Sonnet 4.6 with Antigravity prompt — dashboard

Sonnet 4.6 with Antigravity prompt — board view

Agents are not neutral wrappers. The scaffolding around a model shapes its output just as much as the model itself.

Observation 2: More tools does not mean better output

This was the result I found most surprising.

I ran Opus 4.6 at extra-high effort with Playwright enabled and without it. With Playwright: 40/45. Without: 42/45. The no-Playwright version was better architected, had proper error handling, and worked correctly. The Playwright version crashed on drag-and-drop and had no error boundaries anywhere.

Opus 4.6 with Playwright at xHigh effort — completely unstyled, raw browser defaults:

Opus 4.6 with Playwright xhigh — dashboard

Opus 4.6 with Playwright xhigh — board view

I asked Claude why.

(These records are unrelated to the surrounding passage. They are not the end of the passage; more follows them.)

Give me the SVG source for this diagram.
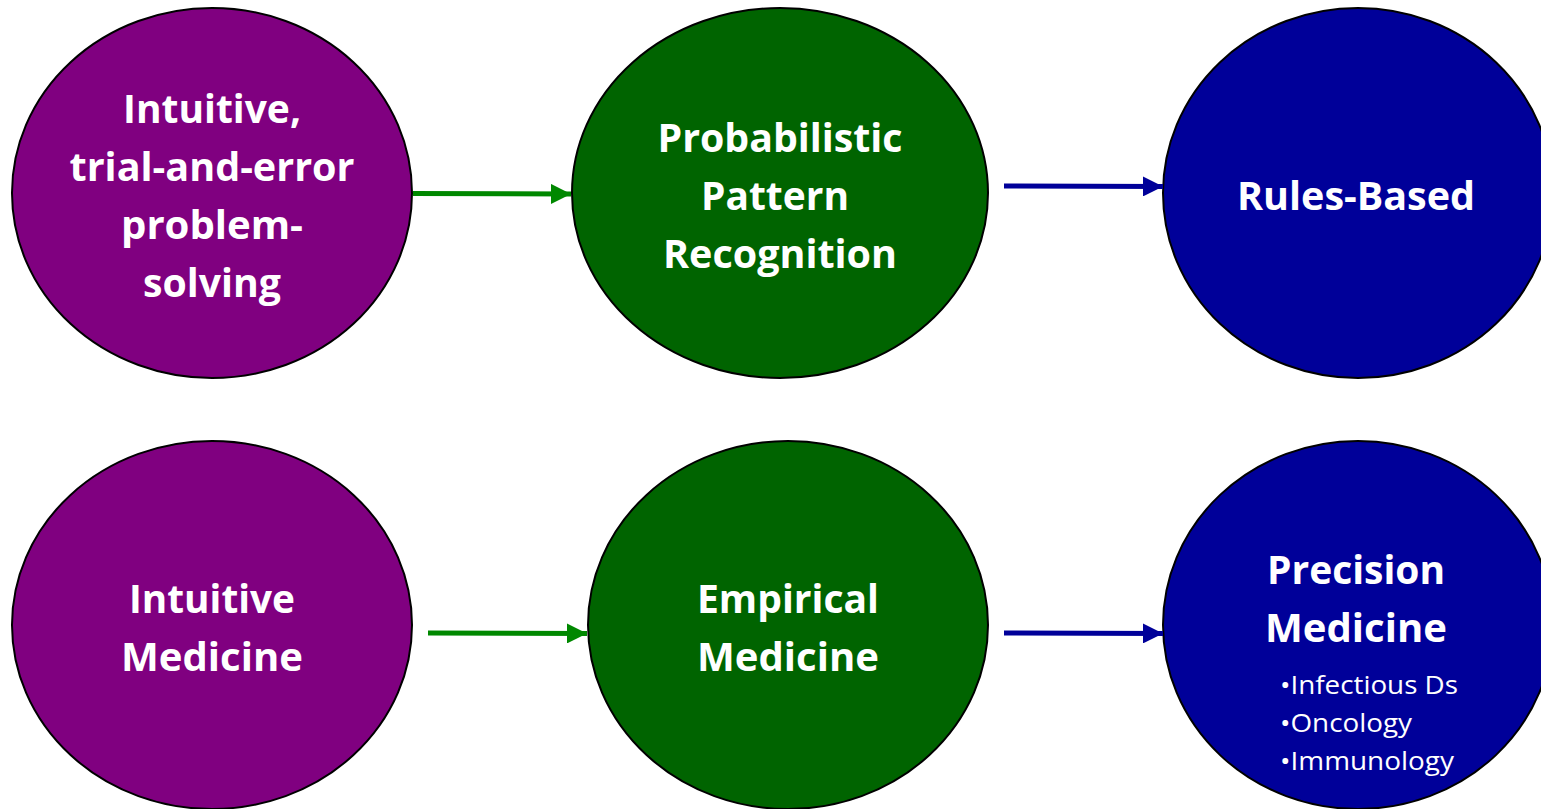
<svg xmlns="http://www.w3.org/2000/svg" width="1541" height="809" viewBox="0 0 1541 809">
<defs>
<style>
.node{stroke:#000;stroke-width:2}
.p{fill:#800080}.g{fill:#006400}.b{fill:#000099}
.t{font-family:"Open Sans","Liberation Sans",sans-serif;font-weight:bold;font-size:40px;fill:#fff;text-anchor:middle}
.s{font-family:"Open Sans","Liberation Sans",sans-serif;font-size:25px;fill:#fff}
.ga{stroke:#008800;stroke-width:5;fill:none}
.ba{stroke:#000099;stroke-width:5;fill:none}
</style>
<marker id="mg" markerWidth="6" markerHeight="6" refX="6" refY="3" orient="auto" markerUnits="userSpaceOnUse" viewBox="0 0 6 6"><path d="M0,0 L6,3 L0,6 Z" fill="#008800"/></marker>
<marker id="mb" markerWidth="6" markerHeight="6" refX="6" refY="3" orient="auto" viewBox="0 0 6 6"><path d="M0,0 L6,3 L0,6 Z" fill="#000099"/></marker>
<marker id="mg2" markerWidth="4" markerHeight="4" refX="4" refY="2" orient="auto" viewBox="0 0 4 4"><path d="M0,0 L4,2 L0,4 Z" fill="#008800"/></marker>
<marker id="mb2" markerWidth="4" markerHeight="4" refX="4" refY="2" orient="auto" viewBox="0 0 4 4"><path d="M0,0 L4,2 L0,4 Z" fill="#000099"/></marker>
</defs>
<rect width="1541" height="809" fill="#fff"/>
<g id="n1"><ellipse class="node p" cx="212" cy="193" rx="200" ry="185"/>
<text class="t"><tspan x="212" y="123" textLength="178" lengthAdjust="spacingAndGlyphs">Intuitive,</tspan><tspan x="212" y="181" textLength="285" lengthAdjust="spacingAndGlyphs">trial-and-error</tspan><tspan x="212" y="239" textLength="182" lengthAdjust="spacingAndGlyphs">problem-</tspan><tspan x="212" y="297" textLength="138" lengthAdjust="spacingAndGlyphs">solving</tspan></text></g>
<g id="n2"><ellipse class="node g" cx="780" cy="193" rx="208" ry="185"/>
<text class="t"><tspan x="780" y="152" textLength="245" lengthAdjust="spacingAndGlyphs">Probabilistic</tspan><tspan x="775" y="210" textLength="148" lengthAdjust="spacingAndGlyphs">Pattern</tspan><tspan x="780" y="268" textLength="234" lengthAdjust="spacingAndGlyphs">Recognition</tspan></text></g>
<g id="n3"><ellipse class="node b" cx="1358" cy="193" rx="195" ry="185"/>
<text class="t"><tspan x="1356" y="210" textLength="238" lengthAdjust="spacingAndGlyphs">Rules-Based</tspan></text></g>
<g id="n4"><ellipse class="node p" cx="212" cy="625" rx="200" ry="184"/>
<text class="t"><tspan x="212" y="613" textLength="166" lengthAdjust="spacingAndGlyphs">Intuitive</tspan><tspan x="212" y="671" textLength="182" lengthAdjust="spacingAndGlyphs">Medicine</tspan></text></g>
<g id="n5"><ellipse class="node g" cx="788" cy="625" rx="200" ry="184"/>
<text class="t"><tspan x="788" y="613" textLength="182" lengthAdjust="spacingAndGlyphs">Empirical</tspan><tspan x="788" y="671" textLength="182" lengthAdjust="spacingAndGlyphs">Medicine</tspan></text></g>
<g id="n6"><ellipse class="node b" cx="1358" cy="625" rx="195" ry="184"/>
<text class="t"><tspan x="1356" y="584" textLength="178" lengthAdjust="spacingAndGlyphs">Precision</tspan><tspan x="1356" y="642" textLength="182" lengthAdjust="spacingAndGlyphs">Medicine</tspan></text>
<text class="s"><tspan x="1280" y="694" textLength="178" lengthAdjust="spacingAndGlyphs">•Infectious Ds</tspan><tspan x="1280" y="732" textLength="132" lengthAdjust="spacingAndGlyphs">•Oncology</tspan><tspan x="1280" y="770" textLength="174" lengthAdjust="spacingAndGlyphs">•Immunology</tspan></text></g>
<g id="connectors">
<line class="ga" x1="413" y1="193.5" x2="571" y2="194" marker-end="url(#mg2)"/>
<line class="ba" x1="1004" y1="186" x2="1163" y2="186.5" marker-end="url(#mb2)"/>
<line class="ga" x1="428" y1="633" x2="587" y2="633.5" marker-end="url(#mg2)"/>
<line class="ba" x1="1004" y1="633" x2="1163" y2="633.5" marker-end="url(#mb2)"/>
</g>
</svg>
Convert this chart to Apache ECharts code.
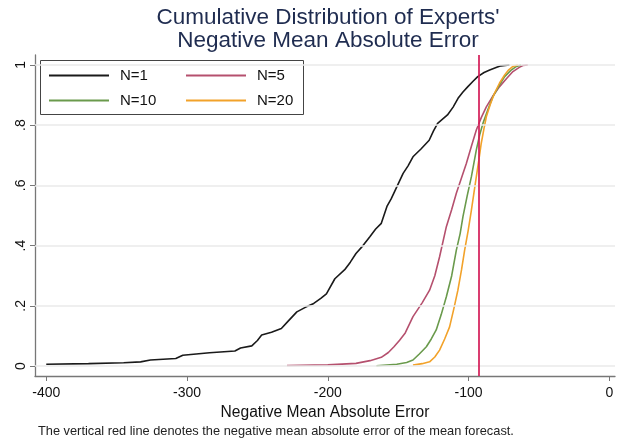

The explanation, captured in Implementation_difference_rationale.txt:

When Playwright is configured, the model can verify the UI in a browser during implementation. This creates a subtle but important behavioral shift: less upfront investment in code quality — since the model can "see" the result, it tends to take shortcuts and rely on visual verification to confirm things work. The approach becomes: "write something quick, check it in the browser, move on."

The full architecture comparison makes the divergence concrete:

Aspect With Playwright Without Playwright
Frontend files 2 page components, everything inlined 2 pages + 4 dedicated components
CSS ~24 lines of inline styles 400+ lines across 9 component CSS files
Error handling No try-catch, no response.ok checks Proper error states throughout
Drag-and-drop Simple state update, no position sort Defensive guards, filter + sort by position
Result Blank page crash on drag Works correctly

The tool meant to improve quality assurance reduced code quality by making the model less careful upfront. Without a browser to lean on, the model compensated with better architecture and defensive error handling. Architecture Without Architects (2025) found exactly this pattern: agents actively make architectural choices in ways that are not always visible to the developer, and more feedback mechanisms do not automatically mean better design decisions.

The practical takeaway: put the architecture in the spec. Do not delegate design to the model and assume it will tool its way to a good answer. Models take the path the environment makes easiest, and that path is not always the right one.

What the experiment showed overall

Opus 4.7 scored 45/45 across all five configurations tested. Sonnet 4.6 with Playwright at xHigh also hit 45, at $2.57. Qwen Coder Next scored 16/45 at $178 in Claude orchestration overhead — which says something blunt about the cost-quality relationship in agentic coding.

The more durable findings are the three above. Agents are not neutral. Model families use tools differently. More capability available to the model does not automatically produce better software. The spec is the thing that most determines the output, and an underspecified one gets filled by defaults that vary enormously and are often invisible. The more deliberate you are before you start, the less of that gap there is to fill.